METALS AND STONES
Our jewellery is made from silver, vermeil, yellow, white or pink gold and set with semi-precious or precious stones.
SEMI-PRECIOUS AND PRECIOUS STONES
There are four types of precious stone: diamond, ruby, sapphire and emerald.
The other, gem-quality stones, which may include some of organic origin (coral, cultured pearl) are considered semi-precious; they are officially described as ‘fine stones’. Today the old term ‘semi-precious stones’ is still only used in English. And for us there are two reasons for using the same – visitors to the shop often confuse ‘fine stone’ with ‘fine pearl’; and the unique charm of ‘semi-precious’ evokes the ‘demi-mondaine’ mistresses from the worlds of Proust or Maupassant – less expensive but often just as stunning as their noble counterparts, they are also objects of desire...
PRECIOUS AND SEMI-PRECIOUS STONES
Brunehilde ring set with a labradorite.
PRECIOUS AND SEMI-PRECIOUS STONES
Brunehilde ring set with a pink tourmaline.
Diamonds exist in various colours, ranging from white to black with shades of yellow, brown and grey – jonquille, honey, cognac diamonds.... Their value depends on their purity, weight and the quality of the facetting, which determines their sparkle, plus the beauty of their colour.
The latter depends on the expert’s eye when it comes to coloured diamonds.
The family of white diamonds is subject to an internationally recognised assessment model. This involves precision rating scales for measuring each component defining the quality of the stone.
Excepting blue, green or red diamonds, so rare only a few exist worldwide, ‘white’ (clear) diamonds are the most expensive.
Tiny uncut diamonds on the Forever necklace.
FINE AND CULTURED PEARLS
Natural pearls, otherwise described as fine pearls, are produced naturally without any human intervention, both at sea and in fresh water. Their high price is dictated by their rarity - originally such pearls were worn exclusively by women in high society.

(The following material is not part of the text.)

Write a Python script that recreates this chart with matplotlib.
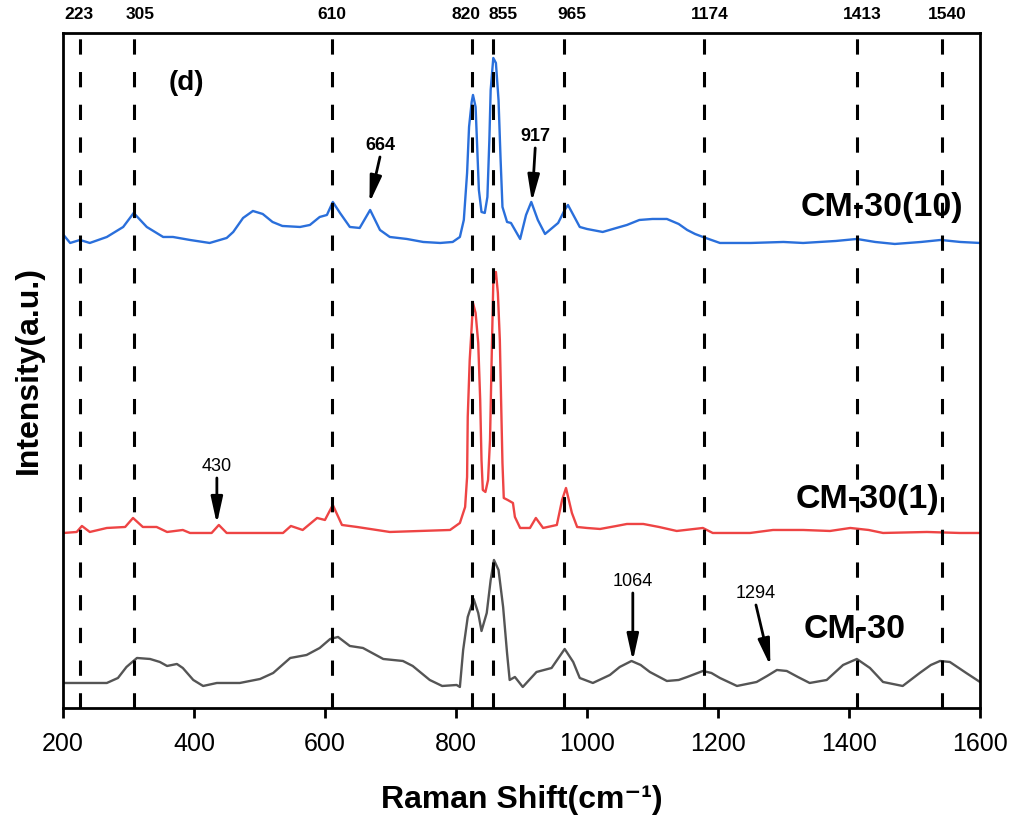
import numpy as np
import matplotlib
matplotlib.use('Agg')
import matplotlib.pyplot as plt

plt.rcParams['font.family'] = ['Liberation Sans', 'DejaVu Sans']

# Raman shift (cm-1) / stacked intensity (arbitrary units)
shift_10 = [201, 211, 226, 241, 267, 292, 308, 328, 353, 368, 394, 424, 450, 460, 475,
            490, 505, 520, 535, 562, 577, 592, 603, 612, 623, 638, 653, 669, 684, 699,
            725, 750, 776, 795, 806, 812, 817, 820, 824, 826, 830, 832, 835, 839, 844,
            848, 851, 853, 857, 861, 865, 868, 871, 878, 884, 898, 907, 915, 925, 936,
            956, 966, 971, 989, 1000, 1024, 1045, 1061, 1080, 1100, 1122, 1140, 1153,
            1165, 1177, 1190, 1203, 1250, 1300, 1330, 1380, 1412, 1440, 1470, 1510,
            1540, 1570, 1600]
int_10 = [473, 465, 468, 465, 471, 481, 495, 481, 471, 471, 468, 465, 470, 476, 490,
          497, 494, 486, 482, 481, 483, 491, 493, 506, 495, 481, 480, 498, 478, 471,
          469, 466, 465, 466, 471, 488, 535, 581, 606, 613, 601, 568, 518, 496, 495,
          511, 568, 618, 650, 645, 608, 551, 501, 486, 485, 469, 493, 506, 488, 474,
          485, 498, 503, 481, 479, 476, 480, 483, 488, 489, 489, 484, 478,
          474, 471, 468, 465, 465, 466, 465, 467, 469, 466, 464, 466,
          468, 466, 465]

shift_1 = [201, 221, 229, 241, 267, 295, 307, 322, 343, 359, 383, 394, 427, 438, 450,
           536, 548, 566, 588, 600, 612, 626, 649, 699, 791, 806, 814, 817, 818, 821,
           824, 826, 830, 834, 837, 839, 841, 845, 849, 852, 855, 857, 861, 864, 867,
           869, 871, 873, 879, 887, 890, 898, 913, 922, 933, 954, 962, 968, 977, 985,
           1000, 1020, 1045, 1061, 1086, 1110, 1137, 1177, 1192, 1249, 1284, 1330,
           1371, 1402, 1430, 1452, 1519, 1569, 1600]
int_1 = [175, 176, 182, 176, 180, 181, 190, 181, 181, 176, 178, 175, 175, 183, 175,
         175, 182, 178, 190, 188, 203, 183, 181, 176, 178, 185, 201, 231, 291, 348,
         381, 405, 395, 365, 308, 248, 218, 216, 228, 268, 365, 425, 436, 415, 368,
         305, 245, 210, 208, 205, 191, 180, 180, 190, 180, 183, 208, 220, 195, 181,
         180, 179, 182, 184, 184, 181, 177, 180, 175, 175, 178, 178,
         177, 180, 178, 175, 176, 175, 175]

shift_0 = [200, 226, 267, 284, 297, 313, 333, 348, 359, 374, 383, 399, 414, 435, 470,
           501, 521, 547, 572, 592, 608, 620, 638, 658, 689, 719, 734, 760, 779, 801,
           806, 811, 818, 827, 834, 839, 847, 853, 858, 865, 872, 878, 882, 890, 902,
           923, 946, 966, 979, 989, 1009, 1035, 1050, 1068, 1082, 1096, 1122, 1140,
           1153, 1177, 1190, 1203, 1229, 1259, 1275, 1290, 1305, 1322, 1340, 1366,
           1391, 1412, 1432, 1452, 1482, 1508, 1525, 1539, 1554, 1579, 1600]
int_0 = [25, 25, 25, 30, 41, 50, 49, 46, 42, 44, 40, 28, 22, 25, 25,
         29, 35, 50, 53, 60, 69, 71, 62, 60, 49, 47, 42, 28, 22, 23,
         21, 58, 91, 109, 95, 77, 95, 128, 148, 138, 101, 55, 28, 31, 21,
         36, 40, 59, 46, 30, 25, 33, 41, 47, 43, 36, 27, 28,
         31, 37, 35, 30, 22, 26, 32, 38, 37, 31, 25, 28,
         43, 49, 40, 26, 22, 35, 43, 47, 46, 35, 26]

# dashed reference lines and their labels above the frame
peak_lines = [226, 308, 611, 825, 856, 965, 1178, 1412, 1542]
peak_label_x = [224, 318, 611, 815, 872, 977, 1188, 1421, 1550]
peak_names = ['223', '305', '610', '820', '855', '965', '1174', '1413', '1540']

# annotated bands: label, arrow tail, arrow tip, bold
notes = [('664', (684, 551), (668, 505), True),
         ('917', (921, 560), (916, 506), True),
         ('430', (435, 230), (435, 184), False),
         ('1064', (1070, 115), (1070, 47), False),
         ('1294', (1258, 103), (1280, 42), False)]

fig = plt.figure(figsize=(10.15, 8.18), dpi=100)
ax = fig.add_axes([0.062, 0.1345, 0.9035, 0.8252])

ax.plot(shift_10, int_10, color='#2a6fdb', lw=1.7, zorder=2)
ax.plot(shift_1, int_1, color='#ee4444', lw=1.7, zorder=2)
ax.plot(shift_0, int_0, color='#555555', lw=1.7, zorder=2)

for x in peak_lines:
    ax.axvline(x, color='black', lw=2.2, linestyle=(0, (5, 5.7)), zorder=3)
for x, name in zip(peak_label_x, peak_names):
    ax.text(x, 1.016, name, transform=ax.get_xaxis_transform(), ha='center', va='bottom',
            fontsize=12.5, fontweight='bold')

for lab, tail, tip, bold in notes:
    ax.annotate('', xy=tip, xytext=tail,
                arrowprops=dict(arrowstyle='-|>,head_length=1.0,head_width=0.22',
                                color='black', lw=2, mutation_scale=16,
                                shrinkA=0, shrinkB=0),
                zorder=4)
    ax.text(tail[0], tail[1] + 3, lab, ha='center', va='bottom', fontsize=13,
            fontweight='bold' if bold else 'normal')

ax.text(389, 625, '(d)', ha='center', va='center', fontsize=20, fontweight='bold')
ax.text(1450, 500, 'CM-30(10)', ha='center', va='center', fontsize=24.5, fontweight='bold', zorder=1)
ax.text(1428, 208, 'CM-30(1)', ha='center', va='center', fontsize=24.5, fontweight='bold', zorder=1)
ax.text(1409, 78, 'CM-30', ha='center', va='center', fontsize=24.5, fontweight='bold', zorder=1)

ax.set_xlim(200, 1600)
ax.set_ylim(0, 675)
ax.set_xticks([200, 400, 600, 800, 1000, 1200, 1400, 1600])
ax.set_yticks([])
ax.tick_params(axis='x', direction='out', length=7, width=2, labelsize=18, pad=10)
for s in ax.spines.values():
    s.set_linewidth(2)

ax.set_xlabel('Raman Shift(cm\u207b\u00b9)', fontsize=23, fontweight='bold', labelpad=21)
ax.set_ylabel('Intensity(a.u.)', fontsize=23, fontweight='bold', labelpad=14)

fig.savefig('out.png', dpi=100)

Due to growing demand for pearls, they are now cultured artifically in large quantities. Today cultured pearls represent 90% of the international pearl industry.
Cultured pearls are not imitations of this precious matter, but an organic process provoked by human intervention: man forces the pearl oyster to produce pearls by introducing a foreign body into its shell.
For fine pearls, the foreign body enters the oyster by accident. In both cases, to defend itself the oyster neutralises the intruder by secreting concentric layers of nacre around it. The finer and more numerous the layers, the more opalescent the resulting pearl.
TRIO OF GOLD: YELLOW, WHITE AND PINK
These terms describe the combination of metal and fine gold used to produce 18 carat gold (also called 750/1000 gold) in jewel making. Pure gold (1000/1000 or 24 carat) is too easily deformed.
For 1000 thousandths, regardless of its final shade the gold will contain 750 thousandths of fine gold, and, depending on its colour: 125 thousandths of silver and 125 thousandths of copper for yellow gold; 200 thousandths of copper and 50 thousandths of silver for pink gold; 170 thousandths of palladium and 80 thousandths of copper for white gold (also called grey gold).
Note: since the use of nickel is now forbidden in jewel making, white gold combined with palladium alone produces the final white (or grey) shade after rhodium plating. This process of electrolysis may, depending on the type of skin (e.g. acidity) in contact, last for years or require further treatments over the years.
This term is used to describe 925 sterling silver covered with a layer of gold at least 5 microns thick (compared to 'gold-plated', which has no minimum thickness and can cover any non-precious metal).
If the surface of a piece of vermeil jewellery has worn off over time, we can recoat it.
The hallmark (or maker’s hallmark, or responsible person’s hallmark): engraved inside a lozenge, its design is unique to each craftsman. Established in 1797, this lozenge certifies French manufacture. Imported items have a hallmark inside an oval lozenge. Take a magnifying glass to check our hallmark on your piece of jewellery... here it is:
The certifying hallmark: imposed and billed by the State Guarantee Service, certifies the ‘percentage of metal’ meets French norms: the eagle head for 750/1000 gold (i.e. 18 carat gold), Minerva head for 925/1000 silver, dog head for 950/1000 platinum.
Exempt from this hallmark: gold or platinum items weighing less than 3 grammes, and silver items less than 30 grammes; however they must still carry the maker’s hallmark, by which the craftsman attests his or her work conforms to its official description.